In 2019, Vedam published the The Giving Voice to Mothers study, which looks at inequity and mistreatment during pregnancy and childbirth in the United States. Her research found that Black women, Indigenous women, and women of color are treated more poorly than others. The research found differences in mistreatment by race, including twice as many Hispanic and Indigenous women as compared to white women reporting that healthcare providers shouted at or scolded them. Similarly, Black women, Hispanic women, Asian, and Indigenous women were twice as likely as white women to report that a healthcare provider ignored them, refused their request for help, or failed to respond to requests for help in a reasonable amount of time.
While her 2019 research demonstrates significant differences among pregnant people by race and place of birth in level of mistreatment during pregnancy and childbirth, Vedam says the pandemic has made the process even more challenging because of the strain on healthcare providers and social distancing measures across the country.
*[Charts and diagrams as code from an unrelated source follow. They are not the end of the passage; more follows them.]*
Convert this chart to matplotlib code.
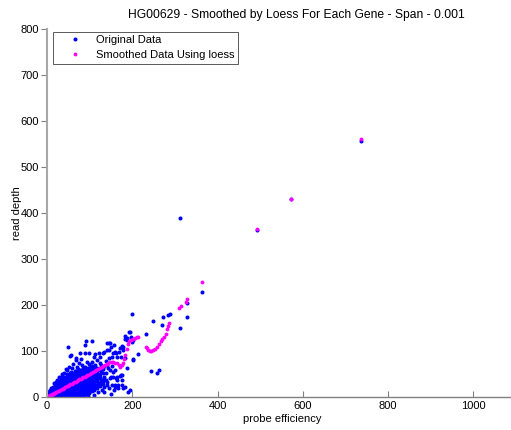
import matplotlib.pyplot as plt
import numpy as np

plt.rcParams['font.family'] = ['Liberation Sans', 'DejaVu Sans']
plt.rcParams['font.size'] = 8

# original read depth vs probe efficiency, dense core near the origin
core_pts = [
    (1, 1), (2, 4), (3, 8), (2, 11), (1, 6), (4, 2),
    (6, 1), (7, 5), (8, 9), (6, 13), (7, 16), (9, 3),
    (11, 2), (12, 7), (13, 11), (12, 15), (11, 19), (14, 22), (13, 4),
    (16, 1), (17, 6), (18, 10), (16, 14), (18, 18), (17, 22), (19, 25),
    (22, 3), (23, 8), (24, 12), (22, 16), (23, 20), (25, 24), (24, 28), (22, 31),
    (27, 1), (28, 6), (29, 10), (27, 14), (29, 19), (28, 23), (30, 27), (28, 31), (29, 35),
    (33, 3), (34, 8), (35, 12), (33, 16), (34, 21), (36, 25), (34, 29), (35, 33), (33, 37), (36, 40),
    (39, 1), (40, 5), (41, 10), (39, 14), (40, 18), (42, 23), (40, 27), (41, 31), (39, 35), (42, 39), (40, 43),
    (45, 3), (46, 8), (47, 12), (45, 16), (46, 21), (48, 25), (46, 29), (47, 33), (45, 37), (48, 41), (46, 45), (47, 49),
    (51, 1), (52, 6), (53, 10), (51, 15), (52, 19), (54, 23), (52, 27), (53, 32), (51, 36), (54, 40), (52, 44), (53, 48), (55, 52),
    (57, 2), (58, 7), (59, 11), (57, 16), (58, 20), (60, 24), (58, 28), (59, 33), (57, 37), (60, 41), (58, 45), (59, 50), (57, 54),
    (63, 1), (64, 5), (65, 10), (63, 14), (64, 19), (66, 23), (64, 27), (65, 31), (63, 36), (66, 40), (64, 44), (65, 48), (63, 53), (66, 57),
    (69, 4), (70, 8), (71, 13), (69, 17), (70, 21), (72, 26), (70, 30), (71, 34), (69, 39), (72, 43), (70, 47), (71, 52), (69, 56), (72, 60),
    (75, 2), (76, 7), (77, 11), (75, 16), (76, 20), (78, 24), (76, 29), (77, 33), (75, 37), (78, 42), (76, 46), (77, 50), (75, 55), (78, 59),
    (81, 5), (82, 10), (83, 14), (81, 18), (82, 23), (84, 27), (82, 31), (83, 36), (81, 40), (84, 44), (82, 49), (83, 53), (81, 58), (84, 62),
    (87, 3), (88, 8), (89, 13), (87, 17), (88, 21), (90, 26), (88, 30), (89, 34), (87, 39), (90, 43), (88, 47), (89, 52), (87, 56), (90, 61), (88, 66),
    (93, 6), (94, 11), (95, 15), (93, 20), (94, 24), (96, 28), (94, 33), (95, 37), (93, 41), (96, 46), (94, 50), (95, 55), (93, 59), (96, 64),
    (99, 9), (100, 13), (101, 18), (99, 22), (100, 27), (102, 31), (100, 35), (101, 40), (99, 44), (102, 49), (100, 53), (101, 58), (99, 63), (102, 67),
    (105, 12), (106, 17), (107, 21), (105, 26), (106, 30), (108, 35), (106, 39), (107, 44), (105, 48), (108, 53), (106, 57), (107, 62), (105, 68),
    (111, 16), (112, 21), (113, 25), (111, 30), (112, 35), (114, 39), (112, 44), (113, 48), (111, 53), (114, 58), (112, 63), (113, 70),
    (117, 20), (118, 26), (119, 31), (117, 36), (118, 42), (120, 47), (118, 52), (119, 58), (117, 64),
    (124, 24), (125, 30), (126, 37), (124, 43), (125, 50), (127, 56), (125, 62), (126, 70),
    (131, 28), (132, 36), (133, 44), (131, 52), (132, 60), (134, 68),
]

# looser scatter around the core
scatter_pts = [
    (49, 109), (91, 122), (105, 122), (56, 91), (68, 85), (77, 96), (89, 96), (99, 96), (113, 93),
    (124, 87), (131, 96), (141, 102), (148, 117), (155, 96), (159, 98), (164, 87), (146, 117),
    (176, 109), (183, 133), (192, 141), (188, 124), (178, 102), (202, 83),
    (124, 74), (131, 65), (141, 70), (148, 59), (155, 54), (164, 43), (171, 46), (148, 41), (138, 37),
    (159, 26), (166, 20), (178, 20), (190, 11), (101, 22), (112, 20), (124, 30), (120, 41), (131, 35),
    (89, 113), (54, 89), (68, 80), (80, 83), (75, 74), (23, 37), (16, 30), (33, 43), (9, 20), (5, 11),
    (40, 52), (47, 59), (59, 63), (70, 65), (82, 70), (94, 76), (110, 87), (122, 96), (134, 98), (145, 102),
    (141, 117), (150, 109), (157, 113), (162, 96), (169, 98), (173, 87),
    (134, 22), (145, 20), (157, 15), (164, 22), (176, 26), (122, 30), (129, 37), (141, 33),
    (150, 43), (162, 41), (173, 48), (134, 11), (150, 7), (138, 52), (144, 62), (152, 68), (160, 58),
    (138, 78), (145, 84), (152, 88), (118, 80), (106, 76), (98, 72), (28, 44), (20, 33), (36, 50),
    (62, 72), (52, 66), (44, 60), (85, 6), (95, 2), (110, 5), (120, 10), (128, 15), (140, 27),
]

# sparse points far from the core
outlier_pts = [
    (313, 389), (364, 228), (328, 204), (328, 174), (312, 150), (288, 180), (284, 178), (272, 174),
    (248, 166), (270, 157), (232, 137), (213, 93), (244, 57), (258, 52), (263, 59), (199, 180),
    (195, 141), (197, 130), (202, 124), (199, 120), (188, 128), (183, 126), (178, 109), (176, 111),
    (171, 107), (202, 81), (183, 85), (188, 63), (176, 48), (176, 37), (183, 22), (195, 15),
    (152, 26), (159, 22), (166, 26), (155, 43), (164, 37),
    (492, 364), (571, 430), (737, 557),
]

# loess smoothed values
smooth_pts = [
    (1, 0.5), (3, 1.6), (5, 2.4), (7, 3.6), (9, 4.4), (11, 5.6), (13, 6.5), (15, 7.4), (17, 8.6),
    (19, 9.5), (22, 11.2), (25, 12.4), (28, 14.1), (31, 15.4), (34, 17.2), (37, 18.4), (40, 20.1),
    (43, 21.3), (46, 23.2), (49, 24.4), (52, 26.1), (55, 27.6), (58, 28.8), (61, 30.7), (64, 31.8),
    (67, 33.6), (70, 35.2), (73, 36.3), (76, 38.1), (79, 39.6), (82, 40.8), (85, 42.6), (88, 44.2),
    (91, 45.3), (94, 47.1), (97, 48.6), (100, 50.2), (104, 52.1), (108, 53.8), (112, 56.2),
    (116, 58), (120, 61), (124, 63), (128, 65), (132, 67), (136, 69), (140, 71), (144, 74),
    (148, 76), (152, 77), (155, 76), (160, 74), (164, 73), (168, 70), (171, 66), (175, 69),
    (178, 73), (181, 83), (184, 92), (187, 104), (190, 116), (193, 121), (197, 124), (201, 127),
    (206, 128), (211, 130), (213, 130),
    (232, 109), (234, 106), (237, 103), (241, 101), (245, 101), (248, 102), (253, 105), (258, 109),
    (263, 115), (267, 122), (270, 126), (275, 130), (278, 138), (282, 147), (284, 154), (286, 161),
    (310, 193), (314, 198), (325, 206), (328, 213), (364, 250), (492, 366), (571, 431), (737, 560),
]

orig = np.array(core_pts + scatter_pts + outlier_pts, dtype=float)
smooth = np.array(smooth_pts, dtype=float)

fig = plt.figure(figsize=(5.11, 4.30), dpi=100)
ax = fig.add_axes([0.092, 0.0767, 0.908, 0.856])

ax.plot(orig[:, 0], orig[:, 1], '.', color='#0000ff', ms=3.8, label='Original Data')
ax.plot(smooth[:, 0], smooth[:, 1], '.', color='#ff00ff', ms=3.5, label='Smoothed Data Using loess')

ax.set_xlim(0, 1088)
ax.set_ylim(0, 800)
ax.set_xticks(np.arange(0, 1001, 200))
ax.set_yticks(np.arange(0, 801, 100))

for side in ['top', 'right']:
    ax.spines[side].set_visible(False)
ax.spines['left'].set_color('#a8a8a8')
ax.spines['left'].set_linewidth(1.5)
ax.spines['bottom'].set_color('#808080')
ax.spines['bottom'].set_linewidth(1.0)

ax.tick_params(axis='x', direction='in', length=4, color='#808080', pad=3)
ax.tick_params(axis='y', direction='out', length=4, color='#808080', pad=2)

ax.set_title('HG00629 - Smoothed by Loess For Each Gene - Span - 0.001', fontsize=8.7, pad=8, x=0.537)
ax.set_xlabel('probe efficiency', labelpad=2, x=0.506)
ax.set_ylabel('read depth', labelpad=-1)

leg = ax.legend(loc='upper left', bbox_to_anchor=(0.012, 0.992), borderaxespad=0,
                fancybox=False, edgecolor='#404040', framealpha=1, borderpad=0.3,
                labelspacing=0.45, handlelength=3.5, handletextpad=0.1)
leg.get_frame().set_linewidth(0.6)

fig.savefig('out.png', dpi=100)
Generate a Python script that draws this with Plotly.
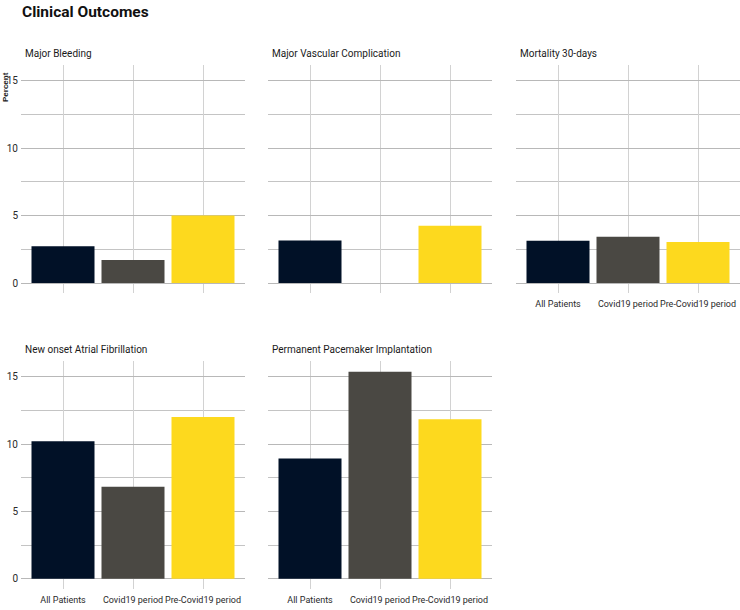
import plotly.graph_objects as go

categories = ["All Patients", "Covid19 period", "Pre-Covid19 period"]
panel_titles = [
    "Major Bleeding",
    "Major Vascular Complication",
    "Mortality 30-days",
    "New onset Atrial Fibrillation",
    "Permanent Pacemaker Implantation",
]
major_bleeding = [2.72, 1.71, 5.0]
major_vascular = [3.15, 0.0, 4.25]
mortality_30d = [3.13, 3.43, 3.04]
new_onset_af = [10.2, 6.83, 12.0]
pacemaker = [8.93, 15.37, 11.83]
bar_colors = ["#011127", "#4a4843", "#fdd91e"]
y_ticks = [0, 5, 10, 15]

series = [major_bleeding, major_vascular, mortality_30d, new_onset_af, pacemaker]

W, H = 740, 610
FONT = "Liberation Sans Narrow, Arial Narrow, Roboto, sans-serif"

cols_px = [(21, 245), (268, 492), (516, 740)]
rows_px = [(64.7, 293.4), (360.9, 589.1)]
positions = [(0, 0), (0, 1), (0, 2), (1, 0), (1, 1)]
show_x_labels = [False, False, True, True, True]

fig = go.Figure()
annotations = []
for i, (vals, title) in enumerate(zip(series, panel_titles)):
    r, c = positions[i]
    x0, x1 = cols_px[c]
    y0, y1 = rows_px[r]
    xa = f"xaxis{i+1}" if i else "xaxis"
    ya = f"yaxis{i+1}" if i else "yaxis"
    xref = f"x{i+1}" if i else "x"
    yref = f"y{i+1}" if i else "y"
    fig.add_trace(go.Bar(
        x=categories, y=vals, marker=dict(color=bar_colors, line=dict(width=0)),
        width=0.9, xaxis=xref, yaxis=yref, showlegend=False,
    ))
    fig.layout[xa] = dict(
        domain=[x0 / W, x1 / W], anchor=yref, type="category",
        range=[-0.6, 2.6], showgrid=True, gridcolor="#d2d2d2", gridwidth=1,
        showline=False, zeroline=False, ticks="", automargin=False, tickangle=0,
        showticklabels=show_x_labels[i], ticklabelstandoff=4,
        tickfont=dict(family=FONT, size=9, color="#2a2a2a"),
    )
    fig.layout[ya] = dict(
        domain=[1 - y1 / H, 1 - y0 / H], anchor=xref, automargin=False,
        range=[-0.77, 16.17], tickvals=y_ticks, showgrid=True,
        gridcolor="#b8b8b8", gridwidth=1, zeroline=False, showline=False,
        ticks="", showticklabels=(c == 0), ticklabelstandoff=2,
        minor=dict(tickvals=[2.5, 7.5, 12.5], showgrid=True, gridcolor="#c4c4c4", gridwidth=1),
        tickfont=dict(family=FONT, size=10, color="#2a2a2a"),
    )
    annotations.append(dict(
        text=title, xref="paper", yref="paper", x=(x0 + 2) / W, y=1 - (y0 - 11) / H,
        xanchor="left", yanchor="middle", showarrow=False,
        font=dict(family=FONT, size=10, color="#1a1a1a"),
    ))

annotations.append(dict(
    text="<b>Clinical Outcomes</b>", xref="paper", yref="paper", x=20 / W, y=1 - 12 / H,
    xanchor="left", yanchor="middle", showarrow=False,
    font=dict(family=FONT, size=15.5, color="#111111"),
))
annotations.append(dict(
    text="<b>Percent</b>", xref="paper", yref="paper", x=5 / W, y=1 - 87 / H,
    xanchor="center", yanchor="middle", showarrow=False, textangle=-90,
    font=dict(family="Liberation Sans, Arial, sans-serif", size=8, color="#222222"),
))

fig.update_layout(
    width=W, height=H, margin=dict(l=0, r=0, t=0, b=0),
    plot_bgcolor="white", paper_bgcolor="white", bargap=0.1,
    annotations=annotations,
)

fig.write_html("out.html", config={"displayModeBar": False},
               post_script="document.body.style.margin='0px';")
An example of this is not allowing doulas to be a part of the birth. While this reduces the number of people who are physically present in the hospital, Vedam says the experience can be very isolating and stressful, thereby increasing the risk of pregnancy-related complications.
“One perspective is that, ‘We reduced our overall risk for the patient and for the system and for the other patients by having one less person there.’ But by taking that one-on-one support away, you’re also increasing the risk that [the mother] needs more intervention and every intervention means more exposure to everybody because you’ll need more nurses,” Vedam said.
Vedam says having Indigenous Knowledge Keepers and midwives who support pregnant people in their communities, especially during COVID-19, gives them the opportunity to make their own decisions under the guidance of their Elders and community members.
“Community-generated solutions preserve resiliency while respecting traditions of the [Indigenous] Nations,” she says. “These are complex times that we’re all living in and there are certainly challenges. But we don’t have to go from the pan to the fire.”
It is this process of “reclaiming birth” that Grantham hopes to promote through the program.
“The way that each family needs support and how each community can answer that is unique and different and I want to make space for that,” she said.